* _Dataset section_
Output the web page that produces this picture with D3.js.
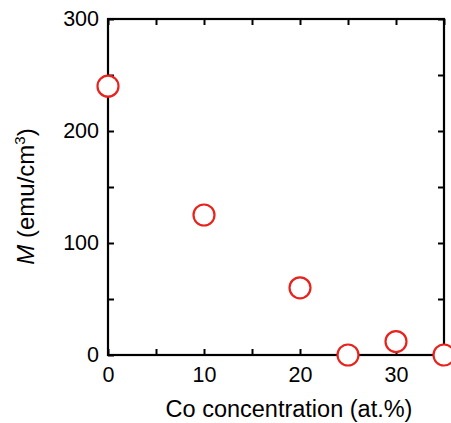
<!DOCTYPE html>
<html><head><meta charset="utf-8">
<script src="https://cdn.jsdelivr.net/npm/d3@7"></script>
<style>body{margin:0;background:#fff}svg{display:block}</style>
</head><body>
<script>
const coConc = [0, 10, 20, 25, 30, 35];
const magnetization = [240, 125, 60, 0, 12, 0];
const xTickLabels = [0, 10, 20, 30];
const yTickLabels = [0, 100, 200, 300];

const W = 451, H = 423;
const m = {left: 108, right: 7, top: 19, bottom: 68};
const svg = d3.select("body").append("svg").attr("width", W).attr("height", H);
const x = d3.scaleLinear().domain([0, 35]).range([m.left, W - m.right]);
const y = d3.scaleLinear().domain([0, 300]).range([H - m.bottom, m.top]);
const font = "Liberation Sans, Arial, sans-serif";

function styleAxis(g) {
  g.select(".domain").remove();
  g.selectAll(".tick line").attr("stroke", "#000").attr("stroke-width", 2);
  g.selectAll(".tick text").attr("font-family", font).attr("font-size", 21.5).attr("fill", "#000");
}
const xt = d3.range(0, 36, 5), yt = d3.range(0, 301, 50);
svg.append("g").attr("transform", `translate(0,${y(0)})`)
  .call(d3.axisTop(x).tickValues(xt).tickSize(6).tickFormat(""))
  .call(styleAxis);
svg.append("g").attr("transform", `translate(0,${y(0)})`)
  .call(d3.axisBottom(x).tickValues(xTickLabels).tickSize(0).tickPadding(12))
  .call(styleAxis);
svg.append("g").attr("transform", `translate(0,${y(300)})`)
  .call(d3.axisBottom(x).tickValues(xt).tickSize(6).tickFormat(""))
  .call(styleAxis);
svg.append("g").attr("transform", `translate(${x(0)},0)`)
  .call(d3.axisRight(y).tickValues(yt).tickSize(6).tickFormat(""))
  .call(styleAxis);
svg.append("g").attr("transform", `translate(${x(0)},0)`)
  .call(d3.axisLeft(y).tickValues(yTickLabels).tickSize(0).tickPadding(9))
  .call(styleAxis);
svg.append("g").attr("transform", `translate(${x(35)},0)`)
  .call(d3.axisLeft(y).tickValues(yt).tickSize(6).tickFormat(""))
  .call(styleAxis);

svg.append("rect").attr("x", x(0)).attr("y", y(300))
  .attr("width", x(35) - x(0)).attr("height", y(0) - y(300))
  .attr("fill", "none").attr("stroke", "#000").attr("stroke-width", 2.2);

svg.append("g").selectAll("circle").data(coConc.map((c, i) => [c, magnetization[i]]))
  .join("circle").attr("cx", d => x(d[0])).attr("cy", d => y(d[1])).attr("r", 10.5)
  .attr("fill", "#fff").attr("stroke", "#e8221c").attr("stroke-width", 2.2);

svg.append("text").attr("x", 289).attr("y", 417).attr("text-anchor", "middle")
  .attr("font-family", font).attr("font-size", 23.5).text("Co concentration (at.%)");

const yl = svg.append("text").attr("transform", "translate(34,196.5) rotate(-90)")
  .attr("text-anchor", "middle").attr("font-family", font).attr("font-size", 24);
yl.append("tspan").attr("font-style", "italic").text("M");
yl.append("tspan").text(" (emu/cm");
yl.append("tspan").attr("font-size", 15).attr("dy", -9).text("3");
yl.append("tspan").attr("dy", 9).text(")");
</script>
</body></html>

* _What this task involves_
Print the complete listing exactly, apart from any pictures.

* _Solution_
Output the web page that produces this picture with D3.js.
<!DOCTYPE html>
<html><head><meta charset="utf-8">
<script src="https://cdn.jsdelivr.net/npm/d3@7"></script>
<style>body{margin:0;background:#fff}svg{display:block}</style>
</head><body>
<script>
const coConc = [0, 10, 20, 25, 30, 35];
const magnetization = [240, 125, 60, 0, 12, 0];
const xTickLabels = [0, 10, 20, 30];
const yTickLabels = [0, 100, 200, 300];

const W = 451, H = 423;
const m = {left: 108, right: 7, top: 19, bottom: 68};
const svg = d3.select("body").append("svg").attr("width", W).attr("height", H);
const x = d3.scaleLinear().domain([0, 35]).range([m.left, W - m.right]);
const y = d3.scaleLinear().domain([0, 300]).range([H - m.bottom, m.top]);
const font = "Liberation Sans, Arial, sans-serif";

function styleAxis(g) {
  g.select(".domain").remove();
  g.selectAll(".tick line").attr("stroke", "#000").attr("stroke-width", 2);
  g.selectAll(".tick text").attr("font-family", font).attr("font-size", 21.5).attr("fill", "#000");
}
const xt = d3.range(0, 36, 5), yt = d3.range(0, 301, 50);
svg.append("g").attr("transform", `translate(0,${y(0)})`)
  .call(d3.axisTop(x).tickValues(xt).tickSize(6).tickFormat(""))
  .call(styleAxis);
svg.append("g").attr("transform", `translate(0,${y(0)})`)
  .call(d3.axisBottom(x).tickValues(xTickLabels).tickSize(0).tickPadding(12))
  .call(styleAxis);
svg.append("g").attr("transform", `translate(0,${y(300)})`)
  .call(d3.axisBottom(x).tickValues(xt).tickSize(6).tickFormat(""))
  .call(styleAxis);
svg.append("g").attr("transform", `translate(${x(0)},0)`)
  .call(d3.axisRight(y).tickValues(yt).tickSize(6).tickFormat(""))
  .call(styleAxis);
svg.append("g").attr("transform", `translate(${x(0)},0)`)
  .call(d3.axisLeft(y).tickValues(yTickLabels).tickSize(0).tickPadding(9))
  .call(styleAxis);
svg.append("g").attr("transform", `translate(${x(35)},0)`)
  .call(d3.axisLeft(y).tickValues(yt).tickSize(6).tickFormat(""))
  .call(styleAxis);

svg.append("rect").attr("x", x(0)).attr("y", y(300))
  .attr("width", x(35) - x(0)).attr("height", y(0) - y(300))
  .attr("fill", "none").attr("stroke", "#000").attr("stroke-width", 2.2);

svg.append("g").selectAll("circle").data(coConc.map((c, i) => [c, magnetization[i]]))
  .join("circle").attr("cx", d => x(d[0])).attr("cy", d => y(d[1])).attr("r", 10.5)
  .attr("fill", "#fff").attr("stroke", "#e8221c").attr("stroke-width", 2.2);

svg.append("text").attr("x", 289).attr("y", 417).attr("text-anchor", "middle")
  .attr("font-family", font).attr("font-size", 23.5).text("Co concentration (at.%)");

const yl = svg.append("text").attr("transform", "translate(34,196.5) rotate(-90)")
  .attr("text-anchor", "middle").attr("font-family", font).attr("font-size", 24);
yl.append("tspan").attr("font-style", "italic").text("M");
yl.append("tspan").text(" (emu/cm");
yl.append("tspan").attr("font-size", 15).attr("dy", -9).text("3");
yl.append("tspan").attr("dy", 9).text(")");
</script>
</body></html>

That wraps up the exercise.